AWS facilitates SRE practices through a variety of services, including those for continuous integration and delivery (CI/CD), automated infrastructure provisioning, real-time monitoring, and incident response. The platform’s dedication to innovation means SRE teams are consistently equipped with cutting-edge technologies and methodologies for maintaining system health and resilience.
However, navigating the AWS landscape comes with its own set of challenges that can impact the successful implementation of SRE principles.
Challenges to implementing SRE best practices on AWS
- Keeping Up with AWS Services: AWS frequently introduces new services and updates existing ones to enhance performance and functionality. While beneficial, this rapid pace of innovation can pose challenges for SRE teams striving to stay informed about the latest tools that could improve their systems. Ensuring that teams are up to date requires ongoing education and adaptability.
- Navigating Organizational Change: Implementing the latest AWS technologies often necessitates changes in existing processes and infrastructure. This can be hindered by organizational resistance or slow change management practices, delaying the adoption of SRE best practices and the realization of their benefits.
- Complexity in Configuration and Management: The vast array of AWS services and configuration options, while offering flexibility, can also introduce complexity in setting up and managing a reliable AWS environment. SRE teams must navigate these complexities to optimize their systems for reliability without compromising on agility or innovation.
- Skill Gaps and Resource Constraints: Successfully leveraging AWS for SRE requires a specific set of skills and knowledge. Organizations may face challenges in recruiting or training personnel with the expertise needed to manage AWS resources effectively, leading to potential gaps in implementing SRE best practices.

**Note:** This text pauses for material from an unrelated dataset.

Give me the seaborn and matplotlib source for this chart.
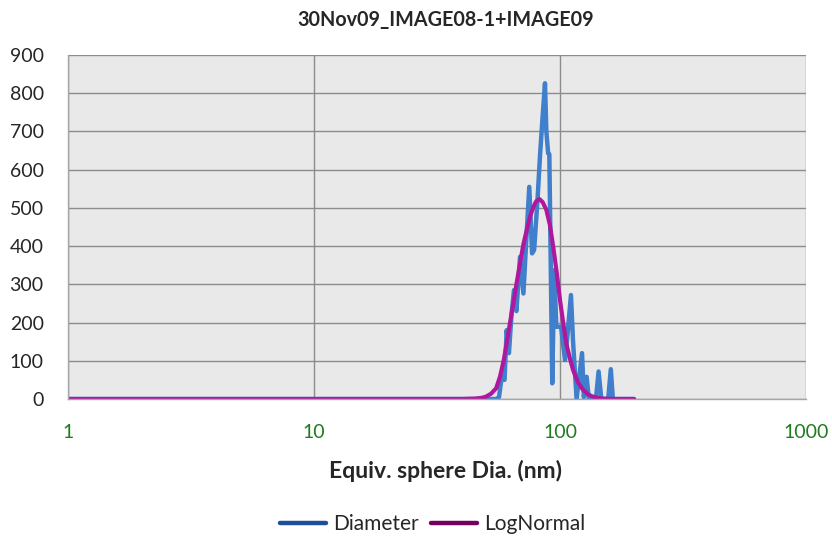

Despite these challenges, the strategic use of AWS within an SRE framework remains a powerful approach to enhancing system reliability. Addressing these hurdles involves fostering a culture of continuous learning, embracing change management strategies, and investing in training and resources to equip teams with the necessary skills.
By acknowledging and preparing for these challenges, businesses can more effectively leverage AWS’s global infrastructure and service ecosystem to support their SRE initiatives. This ensures that their services not only meet but exceed customer expectations for performance and reliability, paving the way for operational excellence in the cloud era.